# [WORK TO COMPLETE]
Write out the data below in full, unchanged, minus the images.

# [RECORDED DATA]
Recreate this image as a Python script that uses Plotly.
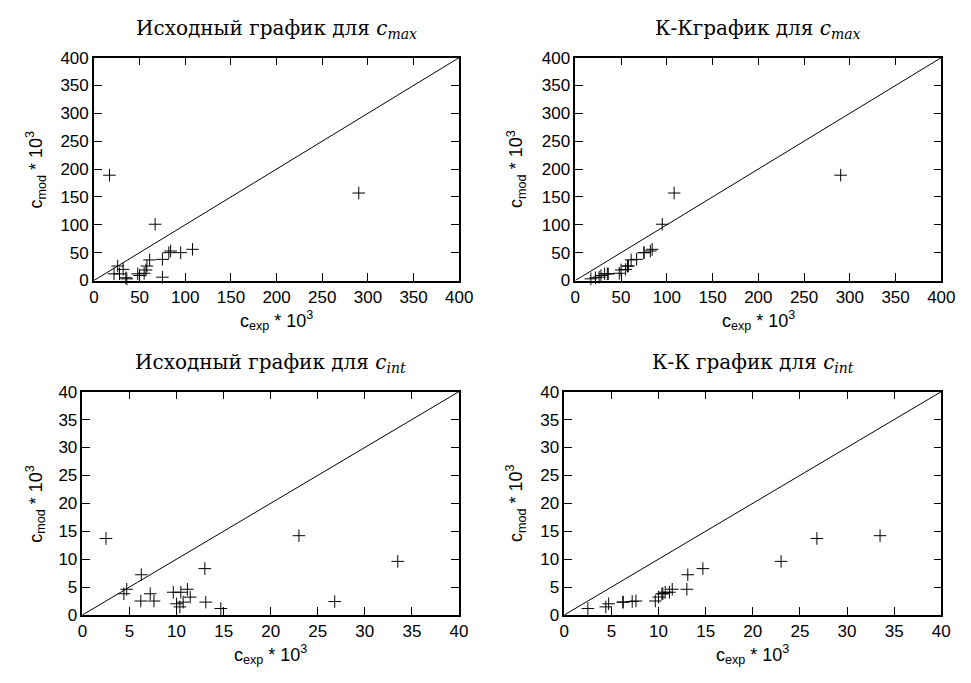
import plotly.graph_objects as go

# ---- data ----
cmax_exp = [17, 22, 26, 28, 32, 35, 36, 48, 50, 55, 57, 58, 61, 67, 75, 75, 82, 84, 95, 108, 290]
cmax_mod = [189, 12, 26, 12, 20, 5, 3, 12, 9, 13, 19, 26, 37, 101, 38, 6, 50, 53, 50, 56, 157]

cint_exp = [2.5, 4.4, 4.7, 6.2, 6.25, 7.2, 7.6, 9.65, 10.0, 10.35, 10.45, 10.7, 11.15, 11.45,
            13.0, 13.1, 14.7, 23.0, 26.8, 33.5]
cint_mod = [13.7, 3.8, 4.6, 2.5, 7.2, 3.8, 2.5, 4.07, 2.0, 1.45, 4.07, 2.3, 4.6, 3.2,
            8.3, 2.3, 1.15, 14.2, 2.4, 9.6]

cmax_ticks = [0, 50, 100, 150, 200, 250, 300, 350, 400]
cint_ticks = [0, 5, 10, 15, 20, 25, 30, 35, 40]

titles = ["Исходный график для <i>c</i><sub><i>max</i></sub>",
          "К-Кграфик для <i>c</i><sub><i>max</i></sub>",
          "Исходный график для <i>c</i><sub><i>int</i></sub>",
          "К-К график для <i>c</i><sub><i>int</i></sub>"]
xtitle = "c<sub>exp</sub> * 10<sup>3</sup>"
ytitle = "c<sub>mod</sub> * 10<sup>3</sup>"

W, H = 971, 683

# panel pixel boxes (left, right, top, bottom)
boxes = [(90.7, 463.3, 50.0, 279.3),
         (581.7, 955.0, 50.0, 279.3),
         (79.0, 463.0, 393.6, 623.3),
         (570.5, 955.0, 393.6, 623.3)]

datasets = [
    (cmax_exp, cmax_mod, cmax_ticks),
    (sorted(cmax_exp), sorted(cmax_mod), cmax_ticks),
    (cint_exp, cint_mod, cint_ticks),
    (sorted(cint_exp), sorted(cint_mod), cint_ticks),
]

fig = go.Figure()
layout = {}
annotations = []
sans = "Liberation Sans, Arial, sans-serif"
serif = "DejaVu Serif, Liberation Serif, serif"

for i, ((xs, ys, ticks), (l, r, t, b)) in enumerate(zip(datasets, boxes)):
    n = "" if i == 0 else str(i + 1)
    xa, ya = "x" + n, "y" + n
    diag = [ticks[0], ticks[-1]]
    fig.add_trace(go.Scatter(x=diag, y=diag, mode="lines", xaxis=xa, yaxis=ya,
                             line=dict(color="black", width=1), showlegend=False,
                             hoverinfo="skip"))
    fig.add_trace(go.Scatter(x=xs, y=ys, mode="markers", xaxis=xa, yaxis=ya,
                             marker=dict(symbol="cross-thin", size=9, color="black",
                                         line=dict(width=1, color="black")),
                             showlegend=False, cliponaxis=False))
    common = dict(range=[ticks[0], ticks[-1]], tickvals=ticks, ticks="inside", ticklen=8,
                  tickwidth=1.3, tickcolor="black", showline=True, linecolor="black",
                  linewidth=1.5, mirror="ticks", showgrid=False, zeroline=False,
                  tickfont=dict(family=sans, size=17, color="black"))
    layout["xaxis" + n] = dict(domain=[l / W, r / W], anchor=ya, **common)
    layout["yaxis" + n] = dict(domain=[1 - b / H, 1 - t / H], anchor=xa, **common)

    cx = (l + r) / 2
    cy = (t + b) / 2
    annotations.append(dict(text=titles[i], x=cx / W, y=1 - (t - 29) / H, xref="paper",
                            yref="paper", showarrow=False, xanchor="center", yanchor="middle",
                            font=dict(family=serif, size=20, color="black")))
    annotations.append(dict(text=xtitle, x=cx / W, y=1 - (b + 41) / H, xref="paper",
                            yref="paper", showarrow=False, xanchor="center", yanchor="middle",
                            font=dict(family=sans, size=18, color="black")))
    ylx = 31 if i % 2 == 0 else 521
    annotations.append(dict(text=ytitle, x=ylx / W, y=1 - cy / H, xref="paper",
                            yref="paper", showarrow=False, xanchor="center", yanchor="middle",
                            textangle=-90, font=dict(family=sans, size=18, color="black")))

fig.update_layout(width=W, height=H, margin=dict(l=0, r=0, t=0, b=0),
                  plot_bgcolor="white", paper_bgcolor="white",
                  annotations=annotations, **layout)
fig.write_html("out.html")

# [FINAL RESULT]
Recreate this image as a Python script that uses Plotly.
import plotly.graph_objects as go

# ---- data ----
cmax_exp = [17, 22, 26, 28, 32, 35, 36, 48, 50, 55, 57, 58, 61, 67, 75, 75, 82, 84, 95, 108, 290]
cmax_mod = [189, 12, 26, 12, 20, 5, 3, 12, 9, 13, 19, 26, 37, 101, 38, 6, 50, 53, 50, 56, 157]

cint_exp = [2.5, 4.4, 4.7, 6.2, 6.25, 7.2, 7.6, 9.65, 10.0, 10.35, 10.45, 10.7, 11.15, 11.45,
            13.0, 13.1, 14.7, 23.0, 26.8, 33.5]
cint_mod = [13.7, 3.8, 4.6, 2.5, 7.2, 3.8, 2.5, 4.07, 2.0, 1.45, 4.07, 2.3, 4.6, 3.2,
            8.3, 2.3, 1.15, 14.2, 2.4, 9.6]

cmax_ticks = [0, 50, 100, 150, 200, 250, 300, 350, 400]
cint_ticks = [0, 5, 10, 15, 20, 25, 30, 35, 40]

titles = ["Исходный график для <i>c</i><sub><i>max</i></sub>",
          "К-Кграфик для <i>c</i><sub><i>max</i></sub>",
          "Исходный график для <i>c</i><sub><i>int</i></sub>",
          "К-К график для <i>c</i><sub><i>int</i></sub>"]
xtitle = "c<sub>exp</sub> * 10<sup>3</sup>"
ytitle = "c<sub>mod</sub> * 10<sup>3</sup>"

W, H = 971, 683

# panel pixel boxes (left, right, top, bottom)
boxes = [(90.7, 463.3, 50.0, 279.3),
         (581.7, 955.0, 50.0, 279.3),
         (79.0, 463.0, 393.6, 623.3),
         (570.5, 955.0, 393.6, 623.3)]

datasets = [
    (cmax_exp, cmax_mod, cmax_ticks),
    (sorted(cmax_exp), sorted(cmax_mod), cmax_ticks),
    (cint_exp, cint_mod, cint_ticks),
    (sorted(cint_exp), sorted(cint_mod), cint_ticks),
]

fig = go.Figure()
layout = {}
annotations = []
sans = "Liberation Sans, Arial, sans-serif"
serif = "DejaVu Serif, Liberation Serif, serif"

for i, ((xs, ys, ticks), (l, r, t, b)) in enumerate(zip(datasets, boxes)):
    n = "" if i == 0 else str(i + 1)
    xa, ya = "x" + n, "y" + n
    diag = [ticks[0], ticks[-1]]
    fig.add_trace(go.Scatter(x=diag, y=diag, mode="lines", xaxis=xa, yaxis=ya,
                             line=dict(color="black", width=1), showlegend=False,
                             hoverinfo="skip"))
    fig.add_trace(go.Scatter(x=xs, y=ys, mode="markers", xaxis=xa, yaxis=ya,
                             marker=dict(symbol="cross-thin", size=9, color="black",
                                         line=dict(width=1, color="black")),
                             showlegend=False, cliponaxis=False))
    common = dict(range=[ticks[0], ticks[-1]], tickvals=ticks, ticks="inside", ticklen=8,
                  tickwidth=1.3, tickcolor="black", showline=True, linecolor="black",
                  linewidth=1.5, mirror="ticks", showgrid=False, zeroline=False,
                  tickfont=dict(family=sans, size=17, color="black"))
    layout["xaxis" + n] = dict(domain=[l / W, r / W], anchor=ya, **common)
    layout["yaxis" + n] = dict(domain=[1 - b / H, 1 - t / H], anchor=xa, **common)

    cx = (l + r) / 2
    cy = (t + b) / 2
    annotations.append(dict(text=titles[i], x=cx / W, y=1 - (t - 29) / H, xref="paper",
                            yref="paper", showarrow=False, xanchor="center", yanchor="middle",
                            font=dict(family=serif, size=20, color="black")))
    annotations.append(dict(text=xtitle, x=cx / W, y=1 - (b + 41) / H, xref="paper",
                            yref="paper", showarrow=False, xanchor="center", yanchor="middle",
                            font=dict(family=sans, size=18, color="black")))
    ylx = 31 if i % 2 == 0 else 521
    annotations.append(dict(text=ytitle, x=ylx / W, y=1 - cy / H, xref="paper",
                            yref="paper", showarrow=False, xanchor="center", yanchor="middle",
                            textangle=-90, font=dict(family=sans, size=18, color="black")))

fig.update_layout(width=W, height=H, margin=dict(l=0, r=0, t=0, b=0),
                  plot_bgcolor="white", paper_bgcolor="white",
                  annotations=annotations, **layout)
fig.write_html("out.html")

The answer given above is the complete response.